Exercise description: Give the number of lines containing the word "this" and nothing more.

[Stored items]
════
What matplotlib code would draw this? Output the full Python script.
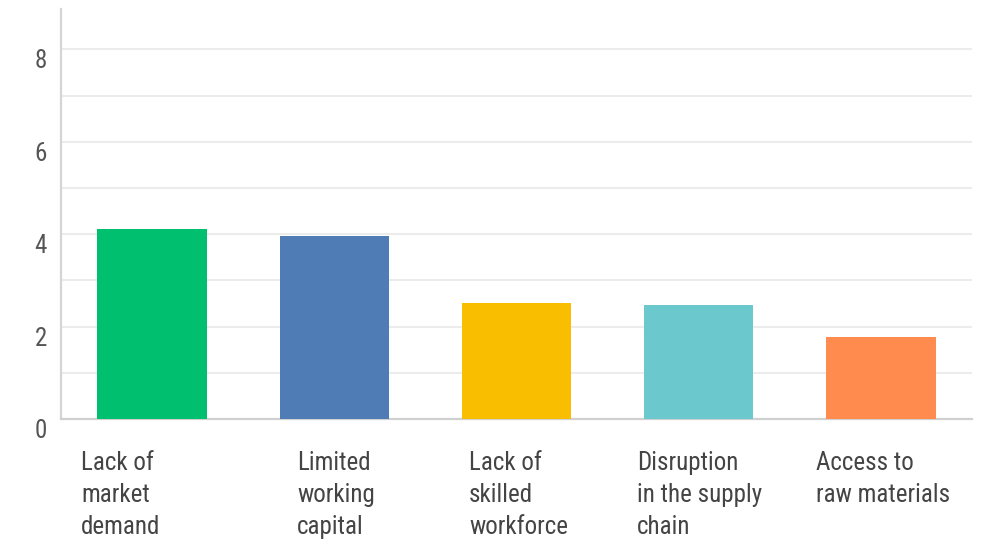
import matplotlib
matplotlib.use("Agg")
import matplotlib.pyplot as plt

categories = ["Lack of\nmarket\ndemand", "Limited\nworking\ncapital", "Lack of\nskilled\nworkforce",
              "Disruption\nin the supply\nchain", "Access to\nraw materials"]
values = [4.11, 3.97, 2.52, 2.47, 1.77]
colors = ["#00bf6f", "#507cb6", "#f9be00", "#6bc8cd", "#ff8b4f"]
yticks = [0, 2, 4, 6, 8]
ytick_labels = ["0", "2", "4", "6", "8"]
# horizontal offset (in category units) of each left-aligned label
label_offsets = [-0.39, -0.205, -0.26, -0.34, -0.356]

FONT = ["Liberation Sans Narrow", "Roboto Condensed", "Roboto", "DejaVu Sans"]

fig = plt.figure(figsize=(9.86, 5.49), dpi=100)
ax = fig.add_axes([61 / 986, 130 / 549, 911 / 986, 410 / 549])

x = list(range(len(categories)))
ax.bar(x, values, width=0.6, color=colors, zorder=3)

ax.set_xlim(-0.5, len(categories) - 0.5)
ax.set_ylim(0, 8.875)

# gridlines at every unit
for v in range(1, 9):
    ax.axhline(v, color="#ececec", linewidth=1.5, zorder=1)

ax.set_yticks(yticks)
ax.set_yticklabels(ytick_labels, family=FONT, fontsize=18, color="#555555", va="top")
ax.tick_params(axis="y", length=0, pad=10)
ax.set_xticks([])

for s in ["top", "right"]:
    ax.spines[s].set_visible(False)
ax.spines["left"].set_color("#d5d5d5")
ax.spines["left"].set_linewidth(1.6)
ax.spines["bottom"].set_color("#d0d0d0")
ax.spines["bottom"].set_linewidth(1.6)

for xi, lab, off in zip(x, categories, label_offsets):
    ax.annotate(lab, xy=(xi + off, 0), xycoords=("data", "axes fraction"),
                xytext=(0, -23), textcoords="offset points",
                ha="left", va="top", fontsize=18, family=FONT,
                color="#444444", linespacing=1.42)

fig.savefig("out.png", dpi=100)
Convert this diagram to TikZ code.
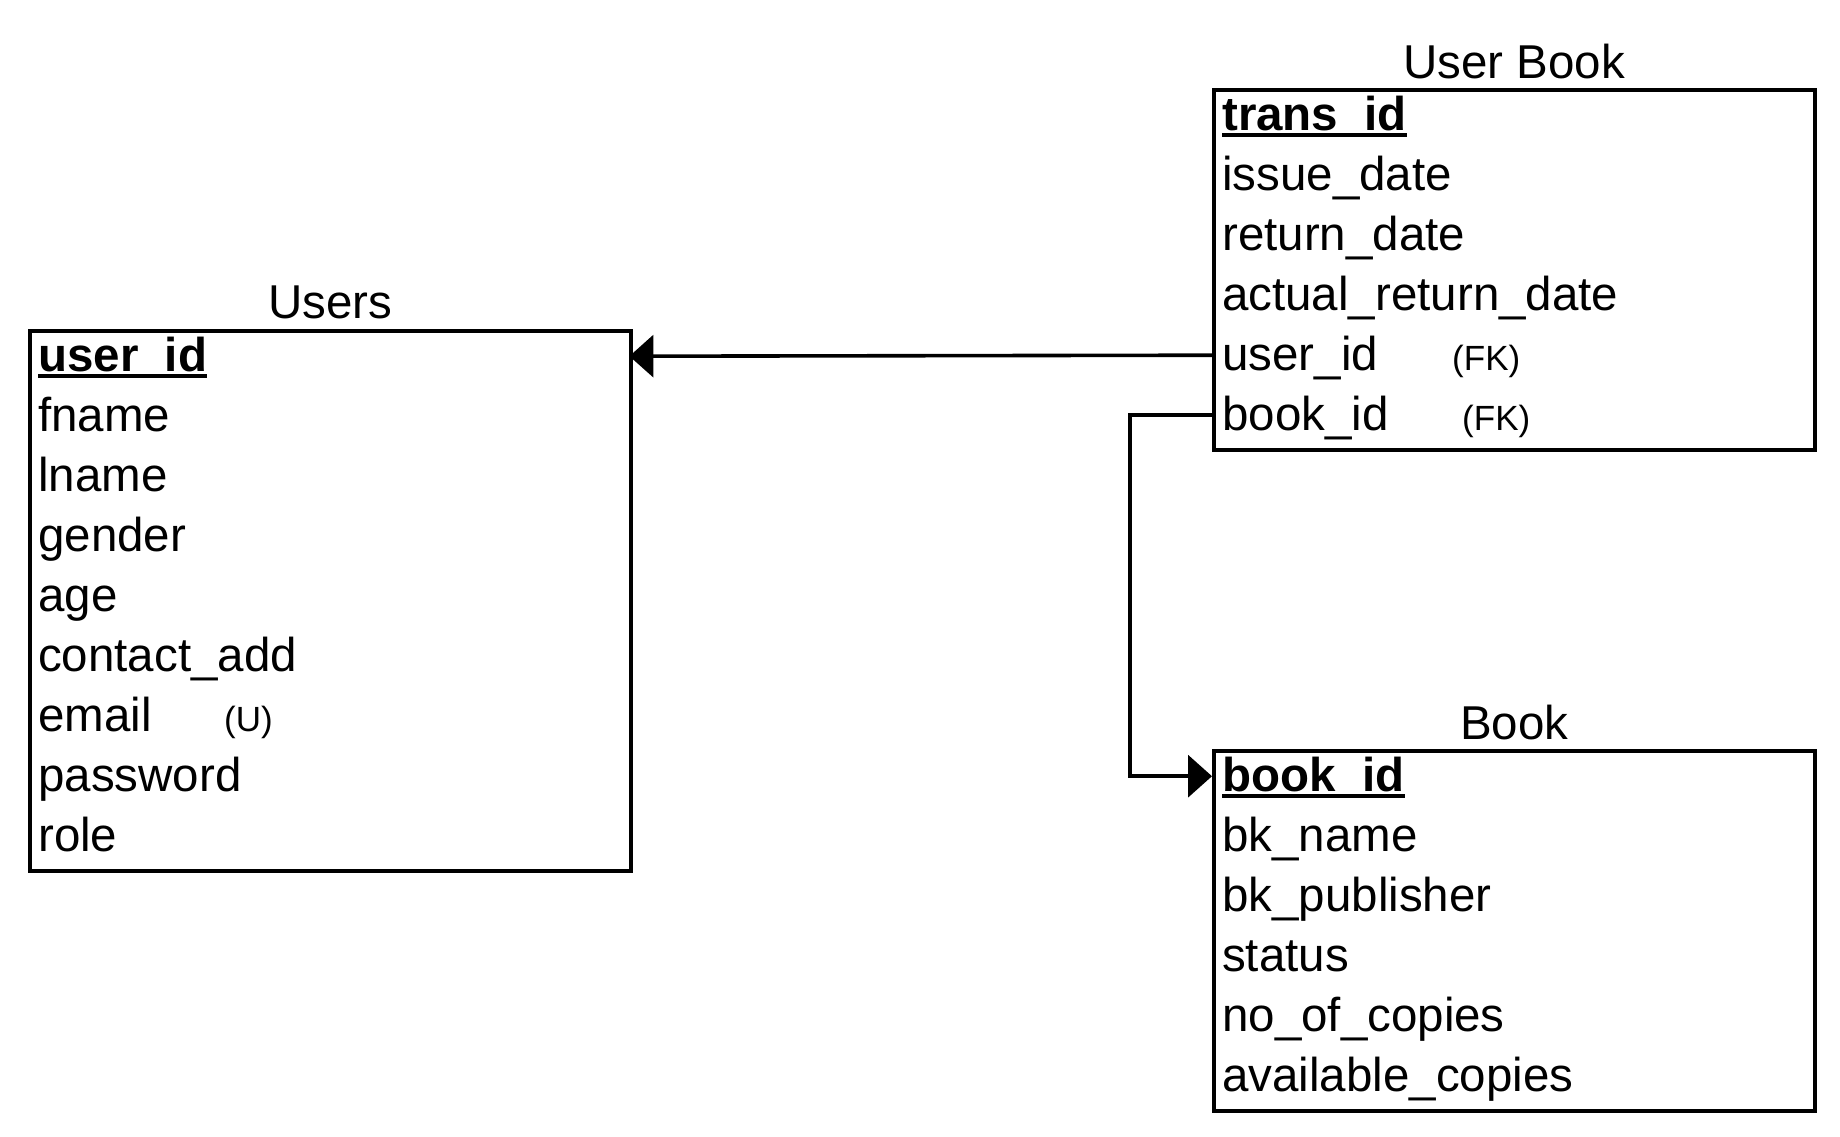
════
Answer in full: 2